Copy out each line of the material below with no changes.

________________________

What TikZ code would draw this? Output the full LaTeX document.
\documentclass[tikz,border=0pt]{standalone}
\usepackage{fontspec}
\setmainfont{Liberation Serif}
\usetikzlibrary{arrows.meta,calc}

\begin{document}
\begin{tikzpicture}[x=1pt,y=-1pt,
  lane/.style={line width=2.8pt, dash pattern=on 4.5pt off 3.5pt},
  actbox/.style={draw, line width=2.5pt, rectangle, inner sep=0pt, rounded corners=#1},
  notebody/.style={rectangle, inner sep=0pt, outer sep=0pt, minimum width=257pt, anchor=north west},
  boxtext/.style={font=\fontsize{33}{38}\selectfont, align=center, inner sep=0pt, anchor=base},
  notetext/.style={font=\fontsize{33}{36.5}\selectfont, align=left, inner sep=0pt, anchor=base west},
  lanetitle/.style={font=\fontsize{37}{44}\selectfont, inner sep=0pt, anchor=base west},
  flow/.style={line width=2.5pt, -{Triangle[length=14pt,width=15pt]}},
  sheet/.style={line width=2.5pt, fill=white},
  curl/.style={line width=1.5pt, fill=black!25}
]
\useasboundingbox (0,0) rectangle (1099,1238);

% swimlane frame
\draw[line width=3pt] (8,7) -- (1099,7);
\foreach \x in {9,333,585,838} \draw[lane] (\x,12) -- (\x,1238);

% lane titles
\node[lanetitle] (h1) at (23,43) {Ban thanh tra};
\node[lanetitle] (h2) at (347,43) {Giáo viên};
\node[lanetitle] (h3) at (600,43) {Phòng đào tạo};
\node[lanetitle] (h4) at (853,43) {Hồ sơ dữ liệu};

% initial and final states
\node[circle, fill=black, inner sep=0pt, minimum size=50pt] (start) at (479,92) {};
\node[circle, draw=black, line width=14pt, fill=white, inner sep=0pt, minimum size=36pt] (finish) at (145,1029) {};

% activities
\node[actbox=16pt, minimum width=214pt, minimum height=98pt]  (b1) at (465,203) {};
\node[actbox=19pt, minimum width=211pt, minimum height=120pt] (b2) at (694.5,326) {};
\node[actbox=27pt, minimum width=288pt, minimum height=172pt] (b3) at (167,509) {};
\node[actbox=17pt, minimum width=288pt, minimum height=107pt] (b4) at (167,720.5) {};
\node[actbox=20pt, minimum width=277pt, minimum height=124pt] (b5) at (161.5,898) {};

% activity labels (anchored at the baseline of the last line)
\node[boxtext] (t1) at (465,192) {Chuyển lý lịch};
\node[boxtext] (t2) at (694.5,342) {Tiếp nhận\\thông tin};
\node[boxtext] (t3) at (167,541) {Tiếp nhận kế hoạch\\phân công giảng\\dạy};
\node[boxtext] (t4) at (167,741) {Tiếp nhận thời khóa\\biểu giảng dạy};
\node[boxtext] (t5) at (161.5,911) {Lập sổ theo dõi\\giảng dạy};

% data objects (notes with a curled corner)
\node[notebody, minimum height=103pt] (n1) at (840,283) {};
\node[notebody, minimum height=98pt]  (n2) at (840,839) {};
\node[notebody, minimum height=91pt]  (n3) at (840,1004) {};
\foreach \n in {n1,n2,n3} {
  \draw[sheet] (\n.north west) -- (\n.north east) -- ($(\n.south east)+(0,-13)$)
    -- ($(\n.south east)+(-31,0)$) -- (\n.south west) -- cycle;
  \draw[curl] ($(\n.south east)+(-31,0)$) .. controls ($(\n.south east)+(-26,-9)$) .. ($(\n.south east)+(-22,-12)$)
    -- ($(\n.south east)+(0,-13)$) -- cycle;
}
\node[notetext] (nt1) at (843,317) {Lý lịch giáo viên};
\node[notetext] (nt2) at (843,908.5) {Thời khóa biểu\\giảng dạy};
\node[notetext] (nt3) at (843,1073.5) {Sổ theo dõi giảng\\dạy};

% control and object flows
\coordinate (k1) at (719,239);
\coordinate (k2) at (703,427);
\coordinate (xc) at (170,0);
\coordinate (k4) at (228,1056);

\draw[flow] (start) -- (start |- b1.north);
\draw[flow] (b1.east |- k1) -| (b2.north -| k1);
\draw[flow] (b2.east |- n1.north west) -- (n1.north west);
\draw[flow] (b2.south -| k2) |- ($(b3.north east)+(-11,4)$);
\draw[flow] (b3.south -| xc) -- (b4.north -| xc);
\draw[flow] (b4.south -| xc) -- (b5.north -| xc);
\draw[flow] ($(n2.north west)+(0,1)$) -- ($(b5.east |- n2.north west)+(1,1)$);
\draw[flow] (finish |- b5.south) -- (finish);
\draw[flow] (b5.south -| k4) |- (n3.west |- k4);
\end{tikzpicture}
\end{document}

________________________

_Answer to the problem_
What TikZ code would draw this? Output the full LaTeX document.
\documentclass[tikz,border=0pt]{standalone}
\usepackage{fontspec}
\setmainfont{Liberation Serif}
\usetikzlibrary{arrows.meta,calc}

\begin{document}
\begin{tikzpicture}[x=1pt,y=-1pt,
  lane/.style={line width=2.8pt, dash pattern=on 4.5pt off 3.5pt},
  actbox/.style={draw, line width=2.5pt, rectangle, inner sep=0pt, rounded corners=#1},
  notebody/.style={rectangle, inner sep=0pt, outer sep=0pt, minimum width=257pt, anchor=north west},
  boxtext/.style={font=\fontsize{33}{38}\selectfont, align=center, inner sep=0pt, anchor=base},
  notetext/.style={font=\fontsize{33}{36.5}\selectfont, align=left, inner sep=0pt, anchor=base west},
  lanetitle/.style={font=\fontsize{37}{44}\selectfont, inner sep=0pt, anchor=base west},
  flow/.style={line width=2.5pt, -{Triangle[length=14pt,width=15pt]}},
  sheet/.style={line width=2.5pt, fill=white},
  curl/.style={line width=1.5pt, fill=black!25}
]
\useasboundingbox (0,0) rectangle (1099,1238);

% swimlane frame
\draw[line width=3pt] (8,7) -- (1099,7);
\foreach \x in {9,333,585,838} \draw[lane] (\x,12) -- (\x,1238);

% lane titles
\node[lanetitle] (h1) at (23,43) {Ban thanh tra};
\node[lanetitle] (h2) at (347,43) {Giáo viên};
\node[lanetitle] (h3) at (600,43) {Phòng đào tạo};
\node[lanetitle] (h4) at (853,43) {Hồ sơ dữ liệu};

% initial and final states
\node[circle, fill=black, inner sep=0pt, minimum size=50pt] (start) at (479,92) {};
\node[circle, draw=black, line width=14pt, fill=white, inner sep=0pt, minimum size=36pt] (finish) at (145,1029) {};

% activities
\node[actbox=16pt, minimum width=214pt, minimum height=98pt]  (b1) at (465,203) {};
\node[actbox=19pt, minimum width=211pt, minimum height=120pt] (b2) at (694.5,326) {};
\node[actbox=27pt, minimum width=288pt, minimum height=172pt] (b3) at (167,509) {};
\node[actbox=17pt, minimum width=288pt, minimum height=107pt] (b4) at (167,720.5) {};
\node[actbox=20pt, minimum width=277pt, minimum height=124pt] (b5) at (161.5,898) {};

% activity labels (anchored at the baseline of the last line)
\node[boxtext] (t1) at (465,192) {Chuyển lý lịch};
\node[boxtext] (t2) at (694.5,342) {Tiếp nhận\\thông tin};
\node[boxtext] (t3) at (167,541) {Tiếp nhận kế hoạch\\phân công giảng\\dạy};
\node[boxtext] (t4) at (167,741) {Tiếp nhận thời khóa\\biểu giảng dạy};
\node[boxtext] (t5) at (161.5,911) {Lập sổ theo dõi\\giảng dạy};

% data objects (notes with a curled corner)
\node[notebody, minimum height=103pt] (n1) at (840,283) {};
\node[notebody, minimum height=98pt]  (n2) at (840,839) {};
\node[notebody, minimum height=91pt]  (n3) at (840,1004) {};
\foreach \n in {n1,n2,n3} {
  \draw[sheet] (\n.north west) -- (\n.north east) -- ($(\n.south east)+(0,-13)$)
    -- ($(\n.south east)+(-31,0)$) -- (\n.south west) -- cycle;
  \draw[curl] ($(\n.south east)+(-31,0)$) .. controls ($(\n.south east)+(-26,-9)$) .. ($(\n.south east)+(-22,-12)$)
    -- ($(\n.south east)+(0,-13)$) -- cycle;
}
\node[notetext] (nt1) at (843,317) {Lý lịch giáo viên};
\node[notetext] (nt2) at (843,908.5) {Thời khóa biểu\\giảng dạy};
\node[notetext] (nt3) at (843,1073.5) {Sổ theo dõi giảng\\dạy};

% control and object flows
\coordinate (k1) at (719,239);
\coordinate (k2) at (703,427);
\coordinate (xc) at (170,0);
\coordinate (k4) at (228,1056);

\draw[flow] (start) -- (start |- b1.north);
\draw[flow] (b1.east |- k1) -| (b2.north -| k1);
\draw[flow] (b2.east |- n1.north west) -- (n1.north west);
\draw[flow] (b2.south -| k2) |- ($(b3.north east)+(-11,4)$);
\draw[flow] (b3.south -| xc) -- (b4.north -| xc);
\draw[flow] (b4.south -| xc) -- (b5.north -| xc);
\draw[flow] ($(n2.north west)+(0,1)$) -- ($(b5.east |- n2.north west)+(1,1)$);
\draw[flow] (finish |- b5.south) -- (finish);
\draw[flow] (b5.south -| k4) |- (n3.west |- k4);
\end{tikzpicture}
\end{document}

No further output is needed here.